Milos Zeman de República Checa le cuesta nominalmente a sus ciudadanos 12,258 dólares al año. Sebastián Piñera de Chile, $190,466. Emmanuel Macron de Francia, $207,962. Vladimir Putin de Rusia, $146,068. Jimmy Morales de Guatemala, $220,555. Mauricio Macri de Argentina, $130,620. Andrés Manuel López Obrador de México, $68,472 dólares anuales.
Por supuesto, lo que nos cuesta un presidente es mucho más que su sueldo nominal; si no, pregúntenle a Emmanuel Macron, cuyo maquillaje pasa factura al contribuyente francés por un total de 26 mil euros por trimestre (según publica el semanario Le Point). El costo real incluye, entre muchas otras cosas, comidas, viajes, ropa, seguridad privada, vehículos y —penosamente— malas ideas, traducidas en muy costosas políticas públicas.
Pero el punto con el costo nominal o real sigue siendo el mismo: ¿es mucho?, ¿es poco?, ¿es justo?, ¿es sustentable?, ¿es congruente? ¿Cuál sería el parámetro correcto para establecer lo que nos debe costar un presidente?
Por ejemplo, ¿por qué Lee Hsien Loong, primer ministro de Singapur, percibía 1,700,000 dólares al año, mientras que Barack Obama, presidente de Estados Unidos, solamente ganaba 400 mil dólares?
¿Por qué Evo Morales, de Bolivia, gana 11 veces más que el salario mínimo de su país; mientras que la paga de Sebastián Piñera de Chile se multiplica por 33.6, la de Jimmy Morales de Guatemala por 50 y los honorarios de Peña Nieto ascendían a 102 veces más?, o ¿por qué el sueldo de Rajoy es la mitad del que fue el de Bachelet y el de Peña Nieto? ¿Por qué AMLO ha reducido su sueldo en un 60% y por qué Donald Trump decidió recibir solo un dólar de los 400 mil que le correspondían al año?
¿Cuál es la lógica? ¿Cuál es el valor para definir el costo del presidente de la República?, ¿de los ministros de la Suprema Corte de Justicia de la Nación?, ¿de los legisladores?, ¿de los funcionarios públicos federales, estatales y municipales?
¿El referente debería ajustarse en función del salario mínimo de cada país?, ¿de su producto per cápita?, ¿de su producto nacional bruto?, ¿de los diferenciales socioeconómicos de desigualdad o de pobreza?, ¿de pagos similares a los colegas de la misma región?, ¿de la inteligencia de los legisladores o de los caprichos de los gobernantes?
Es muy complejo diagnosticar el precio sombra o precio social de nuestros presidentes.
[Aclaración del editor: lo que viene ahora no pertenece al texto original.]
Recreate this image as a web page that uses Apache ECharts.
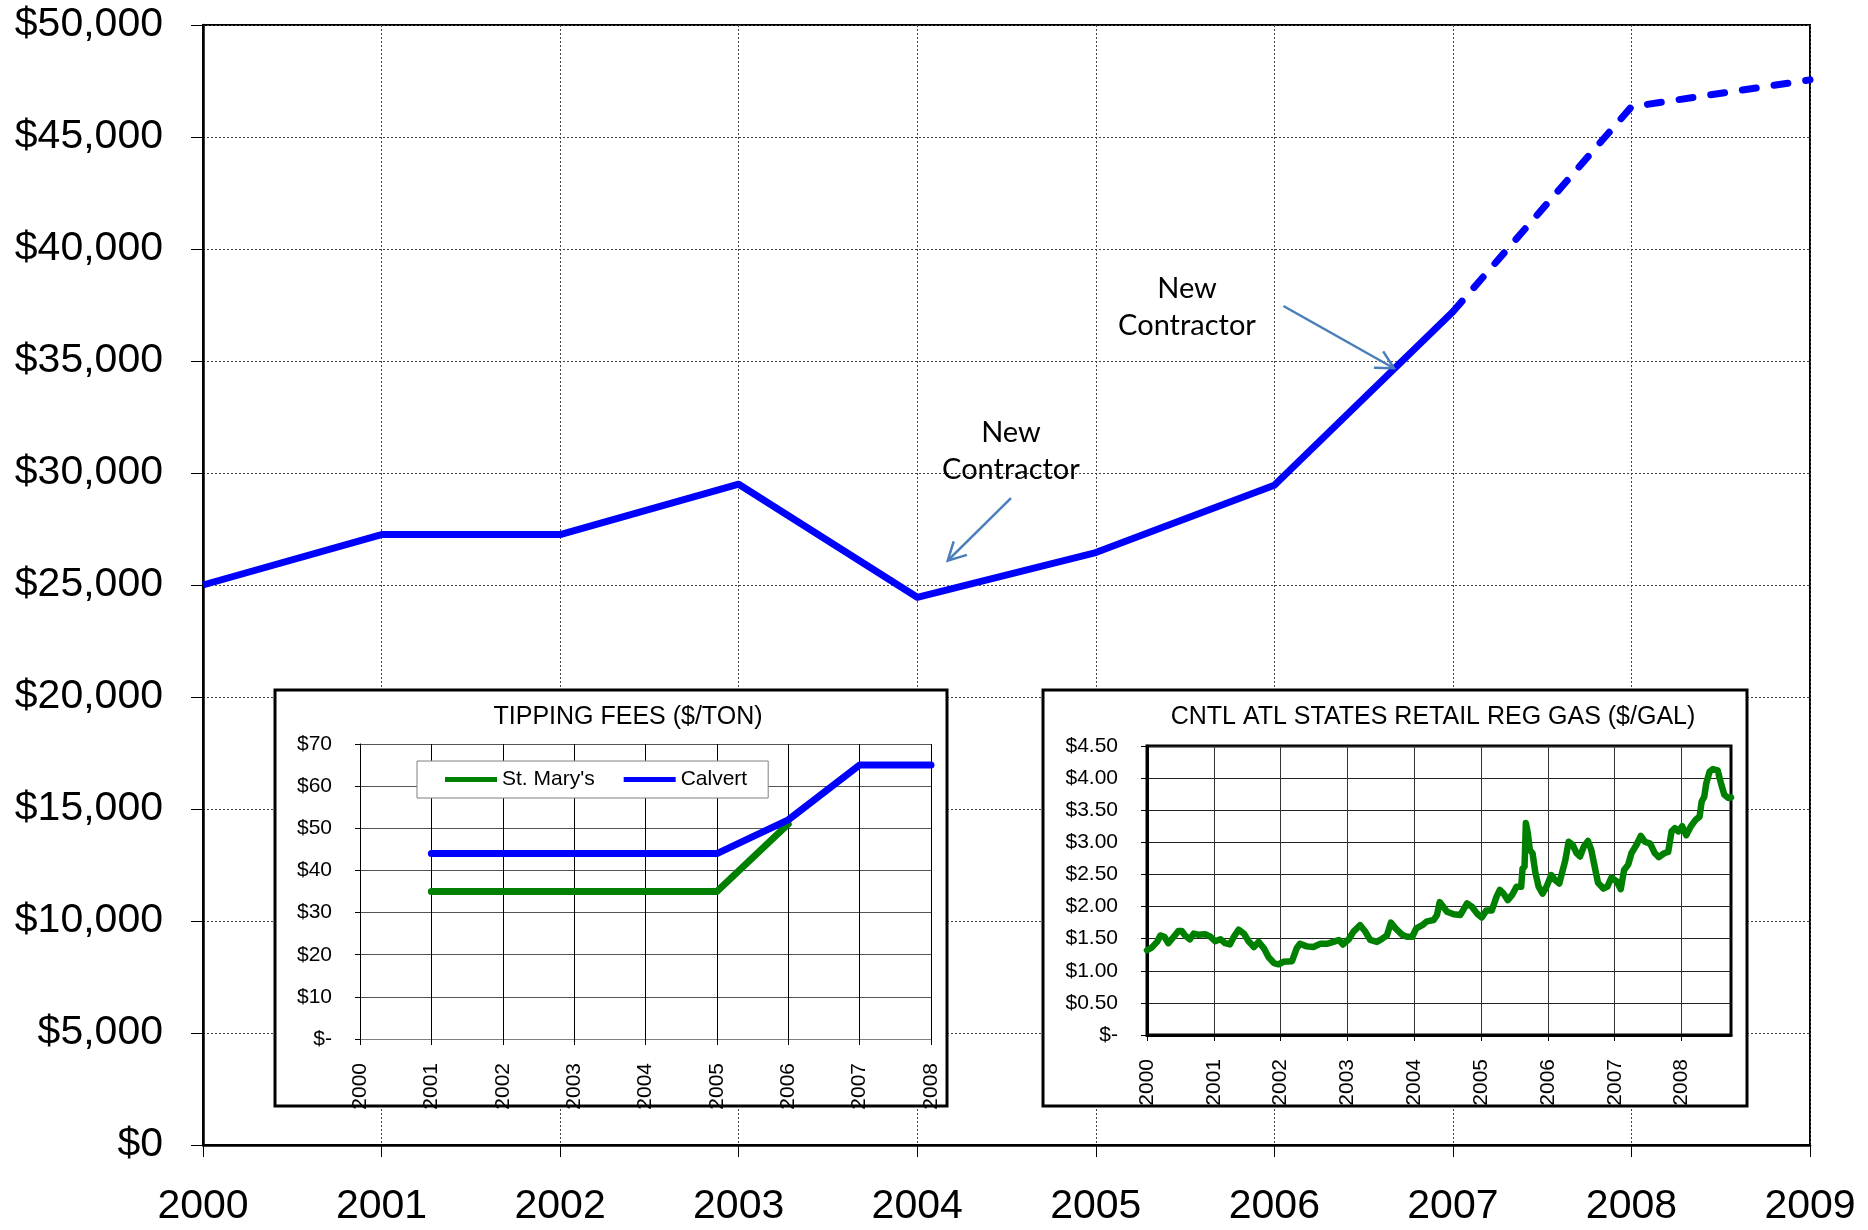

No existe un mercado en condiciones de competencia perfecta que refleje los costos sociales, privados y de oportunidad. Ello ha provocado que el debate en la materia sea poco serio, equívoco y hasta esquizofrénico.
Yo le pregunto estimado lector: ¿Cuál es el precio que estaría usted dispuesto a pagar por que el número de secuestros se acercara a cero?, ¿por que el nivel de corrupción fuera “el óptimo”?, ¿por que nuestra educación fuera la más competitiva del mundo o por que pudiéramos transitar por las calles libremente, sin miedo y con seguridad?
Una verdadera transformación debe poner los caballos por delante de las carretas (y no viceversa como se ha venido haciendo).
Para ello no debemos de olvidar que los servidores públicos son los empleados de la ciudadanía, quienes con sus contribuciones fiscales (impuestos, aportaciones, contribuciones de mejora y derechos) pagan sus funciones (y a veces, disfunciones).
Debemos reiterar que los funcionarios públicos deben servir y no servirse. Ofrecer resultados y que su sueldo se calcule en función de los buenos o malos resultados que logren. Es momento de que el servidor público reciba grandes “bonos” por entregar cuentas positivas y que sea despedido por lo contrario.
En suma, el tema no es solo de forma y de demagogia política. El tema es de fondo. No hay presidente más costoso que el burdo e ineficaz (aún cuando se autopague un dólar anual por su “trabajo”). Ni más barato que el que nos brinde prosperidad incluyente y paz pública. Un presidente nos debe costar lo que vale en productividad y bienestar para el país. En resultados.